At the halfway point of the season, the Bulldogs are halfway up the conference rankings in rushing. They rank seventh in the 14-team league at 197.2 yards per game. They haven’t had a 100-yard rusher in a game this season.
But Georgia’s opponents thus far would likely take issue with the notion that the Bulldogs are mediocre when it comes to running the football. Just ask Auburn, which found itself unable to get the ball back from the Bulldogs as it tried to mount a desperation comeback late in the game Saturday.
Before White scored on his 10-yard run, the Bulldogs kept the ball for 5:46 on a 10-play, 64 yard drive that featured nothing but runs, most of them between the tackles.

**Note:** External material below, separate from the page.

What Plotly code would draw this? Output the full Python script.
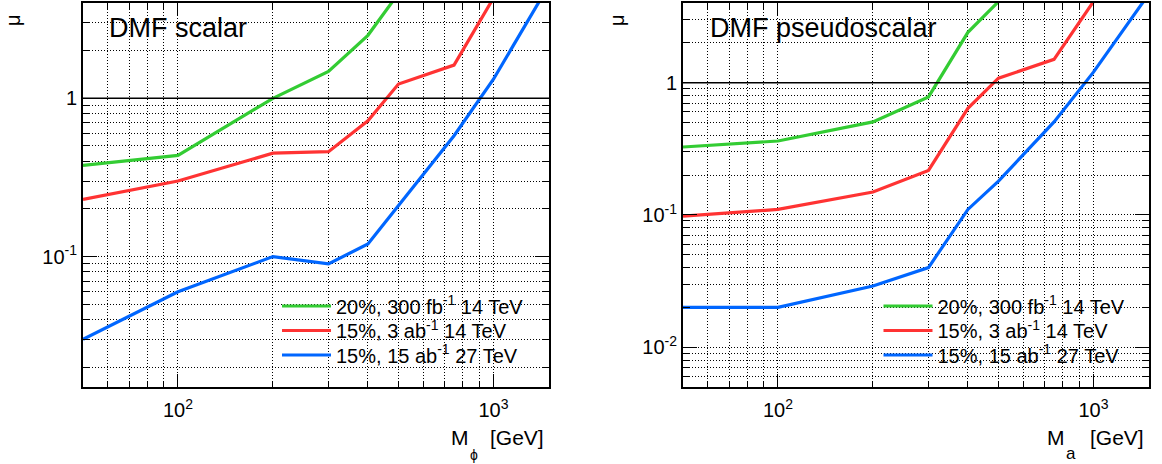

Georgia would get the ball again with outcome essentially intact. Again, the Bulldogs would possess the football for 4:25. They ran the ball on nine consecutive plays before quarterback Stetson Bennett threw an incompletion on fourth-and-3 at the Auburn 35. At that point, only 38 seconds remained in the game.

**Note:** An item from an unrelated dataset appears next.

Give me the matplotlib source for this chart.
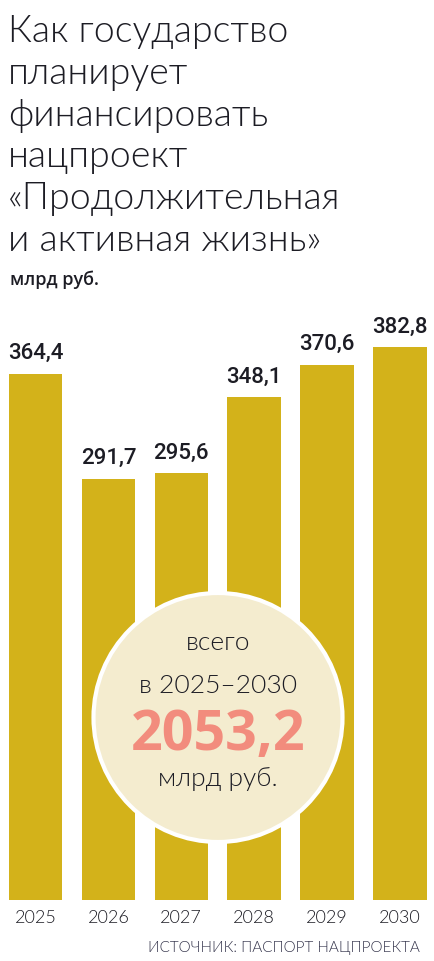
import matplotlib
matplotlib.use("Agg")
import matplotlib.pyplot as plt
from matplotlib.patches import Circle

years = ["2025", "2026", "2027", "2028", "2029", "2030"]
values = [364.4, 291.7, 295.6, 348.1, 370.6, 382.8]
value_labels = ["364,4", "291,7", "295,6", "348,1", "370,6", "382,8"]

title_lines = ["Как государство", "планирует", "финансировать", "нацпроект",
               "«Продолжительная", "и активная жизнь»"]
unit = "млрд руб."
total_lines = ["всего", "в 2025–2030", "2053,2", "млрд руб."]
source = "ИСТОЧНИК: ПАСПОРТ НАЦПРОЕКТА"

W, H = 435, 961
bar_color = "#D3B21A"
text_dark = "#1c1c24"
light_font = "Lato"
light_w = 300

fig = plt.figure(figsize=(W / 100, H / 100), dpi=100)

# bars: zero line at 900 px from top, ~1.444 px per unit
ax = fig.add_axes([0, (H - 900) / H, 1, 600 / H])
ax.bar(range(len(values)), values, width=0.735, color=bar_color)
ax.set_xlim(-0.487, 5.48)
ax.set_ylim(0, 600 / 1.444)
ax.axis("off")
for i, (v, lab) in enumerate(zip(values, value_labels)):
    ax.annotate(lab, (i, v), xytext=(0, 7), textcoords="offset points",
                ha="center", va="bottom", fontsize=16, fontweight="medium",
                family="Roboto", color=text_dark)

# overlay in pixel coordinates
ov = fig.add_axes([0, 0, 1, 1])
ov.set_xlim(0, W)
ov.set_ylim(H, 0)
ov.axis("off")
ov.patch.set_alpha(0)

y = 42
for line in title_lines:
    ov.text(8, y, line, fontsize=27, family=light_font, fontweight=light_w,
            color=text_dark, va="baseline", ha="left")
    y += 41.8
ov.text(10, 285, unit, fontsize=13, family="Open Sans", fontweight="semibold",
        color=text_dark, va="baseline", ha="left")

for i, yr in enumerate(years):
    ax.text(i, -16, yr, transform=ax.transData, fontsize=13, family=light_font,
            fontweight=light_w, color=text_dark, ha="center", va="baseline")

ov.text(420, 952, source, fontsize=11, family=light_font, fontweight=light_w,
        color="#33334a", ha="right", va="baseline")

circ = Circle((218, 717.5), 124.5, facecolor="#F4ECCF", edgecolor="white",
              linewidth=3)
ov.add_patch(circ)
ov.text(218, 650, total_lines[0], fontsize=19, family=light_font,
        fontweight=light_w, color=text_dark, ha="center", va="baseline")
ov.text(218, 693, total_lines[1], fontsize=19, family=light_font,
        fontweight=light_w, color=text_dark, ha="center", va="baseline")
ov.text(218, 750, total_lines[2], fontsize=40, family="Open Sans", fontweight="bold",
        color="#F28C7D", ha="center", va="baseline")
ov.text(218, 786, total_lines[3], fontsize=19, family=light_font,
        fontweight=light_w, color=text_dark, ha="center", va="baseline")

fig.savefig("out.png", dpi=100)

Of course, whatever Georgia gets out of its run game has as much to do with the offensive line as it does the running backs. The general offensive formula this season has been for the Bulldogs to attack with explosive play-action plays early, then move to the ground game after halftime. They’ve outscored opponents 147-9 in the first half, then 56-7 in the third quarter. Seventeen of the opposition’s 33 points this season have come against the defense’s backups in the fourth quarter.
“Once the second half came around, we started rolling on them,” Bennett said of Auburn. “We just leaned on them. That’s what we do. Our O-line is just so strong, so tough, and are backs are the best in the country.”

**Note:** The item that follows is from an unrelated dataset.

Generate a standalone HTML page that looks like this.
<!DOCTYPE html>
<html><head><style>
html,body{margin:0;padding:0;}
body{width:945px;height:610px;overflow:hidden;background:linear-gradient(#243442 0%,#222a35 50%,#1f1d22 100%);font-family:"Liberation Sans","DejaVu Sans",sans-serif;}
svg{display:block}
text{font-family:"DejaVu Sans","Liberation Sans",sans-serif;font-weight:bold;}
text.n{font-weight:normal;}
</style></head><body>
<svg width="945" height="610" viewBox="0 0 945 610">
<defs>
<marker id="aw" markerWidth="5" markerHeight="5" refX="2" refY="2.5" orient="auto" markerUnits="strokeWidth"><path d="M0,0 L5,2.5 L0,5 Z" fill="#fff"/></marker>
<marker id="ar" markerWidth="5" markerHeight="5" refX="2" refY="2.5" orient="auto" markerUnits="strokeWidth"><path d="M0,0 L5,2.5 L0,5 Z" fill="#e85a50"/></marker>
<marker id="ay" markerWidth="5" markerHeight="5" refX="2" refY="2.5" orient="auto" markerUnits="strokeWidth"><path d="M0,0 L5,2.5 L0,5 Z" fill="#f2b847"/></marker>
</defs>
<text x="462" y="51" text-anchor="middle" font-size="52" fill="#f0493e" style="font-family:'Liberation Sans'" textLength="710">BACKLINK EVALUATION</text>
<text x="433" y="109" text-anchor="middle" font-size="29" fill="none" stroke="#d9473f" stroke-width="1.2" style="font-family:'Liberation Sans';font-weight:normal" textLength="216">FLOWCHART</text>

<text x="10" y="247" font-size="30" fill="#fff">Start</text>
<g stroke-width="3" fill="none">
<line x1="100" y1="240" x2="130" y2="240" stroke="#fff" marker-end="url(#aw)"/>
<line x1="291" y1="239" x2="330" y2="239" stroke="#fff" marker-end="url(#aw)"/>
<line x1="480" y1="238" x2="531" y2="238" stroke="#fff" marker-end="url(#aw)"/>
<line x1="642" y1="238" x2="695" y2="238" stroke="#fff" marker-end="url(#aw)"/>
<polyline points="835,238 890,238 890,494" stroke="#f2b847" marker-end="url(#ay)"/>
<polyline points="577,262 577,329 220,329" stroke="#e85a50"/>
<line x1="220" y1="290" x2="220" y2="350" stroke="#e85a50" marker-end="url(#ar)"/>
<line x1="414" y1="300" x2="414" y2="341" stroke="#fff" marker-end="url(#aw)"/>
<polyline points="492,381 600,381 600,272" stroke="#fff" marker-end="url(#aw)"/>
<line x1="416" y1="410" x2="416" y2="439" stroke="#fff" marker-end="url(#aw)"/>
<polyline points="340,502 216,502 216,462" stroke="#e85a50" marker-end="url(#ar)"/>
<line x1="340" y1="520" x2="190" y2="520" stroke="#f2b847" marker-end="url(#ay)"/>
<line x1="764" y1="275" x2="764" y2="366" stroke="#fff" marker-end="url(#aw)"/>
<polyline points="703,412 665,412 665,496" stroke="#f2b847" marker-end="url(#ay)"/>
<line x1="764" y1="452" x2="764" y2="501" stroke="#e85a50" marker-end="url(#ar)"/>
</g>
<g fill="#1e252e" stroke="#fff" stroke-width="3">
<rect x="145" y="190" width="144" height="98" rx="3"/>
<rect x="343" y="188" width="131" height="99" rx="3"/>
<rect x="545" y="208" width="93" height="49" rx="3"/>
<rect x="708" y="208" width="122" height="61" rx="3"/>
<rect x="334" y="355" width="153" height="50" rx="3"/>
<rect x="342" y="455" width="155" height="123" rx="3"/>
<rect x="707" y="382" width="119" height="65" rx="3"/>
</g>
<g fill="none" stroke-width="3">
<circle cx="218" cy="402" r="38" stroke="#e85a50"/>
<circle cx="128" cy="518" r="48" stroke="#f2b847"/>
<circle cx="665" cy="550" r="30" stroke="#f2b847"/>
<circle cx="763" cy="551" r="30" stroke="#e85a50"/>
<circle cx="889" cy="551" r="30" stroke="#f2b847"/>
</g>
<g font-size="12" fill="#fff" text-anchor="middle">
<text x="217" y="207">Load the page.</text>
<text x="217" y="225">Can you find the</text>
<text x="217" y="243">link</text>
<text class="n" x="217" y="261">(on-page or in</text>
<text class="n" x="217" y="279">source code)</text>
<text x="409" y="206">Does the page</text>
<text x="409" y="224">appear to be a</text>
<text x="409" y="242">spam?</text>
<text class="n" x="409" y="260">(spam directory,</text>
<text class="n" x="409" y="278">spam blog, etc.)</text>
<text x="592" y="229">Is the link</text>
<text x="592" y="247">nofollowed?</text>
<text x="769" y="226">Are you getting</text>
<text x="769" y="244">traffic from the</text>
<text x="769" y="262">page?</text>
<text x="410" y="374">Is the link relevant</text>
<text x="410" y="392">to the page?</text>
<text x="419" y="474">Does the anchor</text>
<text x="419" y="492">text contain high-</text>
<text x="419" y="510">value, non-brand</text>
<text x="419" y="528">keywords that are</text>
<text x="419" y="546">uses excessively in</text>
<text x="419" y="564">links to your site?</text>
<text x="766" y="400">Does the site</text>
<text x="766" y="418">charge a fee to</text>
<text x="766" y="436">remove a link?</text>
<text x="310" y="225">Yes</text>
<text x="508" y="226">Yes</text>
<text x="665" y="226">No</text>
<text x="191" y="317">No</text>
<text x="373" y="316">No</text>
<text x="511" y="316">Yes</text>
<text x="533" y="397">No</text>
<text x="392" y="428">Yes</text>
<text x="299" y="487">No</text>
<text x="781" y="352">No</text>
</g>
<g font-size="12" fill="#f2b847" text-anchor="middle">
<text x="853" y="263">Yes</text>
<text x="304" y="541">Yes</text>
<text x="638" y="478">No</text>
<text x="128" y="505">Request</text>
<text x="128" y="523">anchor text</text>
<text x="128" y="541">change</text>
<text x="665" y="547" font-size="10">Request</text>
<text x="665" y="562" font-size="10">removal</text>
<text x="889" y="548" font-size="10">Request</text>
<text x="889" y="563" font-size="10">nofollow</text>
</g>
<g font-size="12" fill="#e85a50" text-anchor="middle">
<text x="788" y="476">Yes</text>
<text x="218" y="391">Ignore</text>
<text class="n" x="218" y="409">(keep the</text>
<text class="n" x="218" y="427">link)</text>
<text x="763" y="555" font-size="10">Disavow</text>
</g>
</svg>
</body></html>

The difference in Georgia and most SEC teams is it doesn’t really have a feature back. Kentucky’s Chris Rodriguez leads the SEC with 759 yards on 120 carries. The league’s top six rushers all have 73 or carries.
White, a former 5-star prospect and No. 1-rated running back out of Laurinburg, N.C., has started five of the six games this season and all 10 last season. But the Bulldogs’ famously share the workload in the backfield.
White has the most carries with 71, but senior James Cook has 41 and has a team-best 6.0 yards-per-carry average, and sophomore Kendall Milton is next with 45 totes and a 4.7-yard average. Kenny McIntosh, who is coming off an injury, has 29 rushing attempts, leads the backs with six receptions and also handles kick returns.
“I feel good about our backs,” Smart said. “We’ve got good depth there. I’ve got a lot of trust in all those guys, including Daijun (Edwards).”
Typically, Georgia goes with the hot hand early in games. Against Arkansas, it was Cook who got the ground game going. A senior from Miami, Cook had 87 yards on 12 carries in the 37-0 victory before stepping aside for White late.
“Those two guys are the heart and soul of our offense,” Smart said of Cook and White. “How they go is sometimes how we go. And there’s not always a bunch of big holes for them. They manufacture runs and keep us on schedule. Their leadership, more than their play, has been a key component to this team.”
At the very least, Georgia usually has several fresh backs to choose from at the end of games. If there is any doubt about the outcome, the Bulldogs tend to choose White.
That was the case in Georgia’s 10-3 season-opening win over Clemson. The Bulldogs ran the ball on their final 10 plays of the game, using up the final 4:49 of the clock. White got the ball on six of the nine plays before quarterback JT Daniels kneeled for a 2-yard loss in victory formation from the Clemson 12.
There is, of course, nothing better in football than victory formation.
“We’re winning the line of scrimmage battle, and that is so much fun,” Bennett said.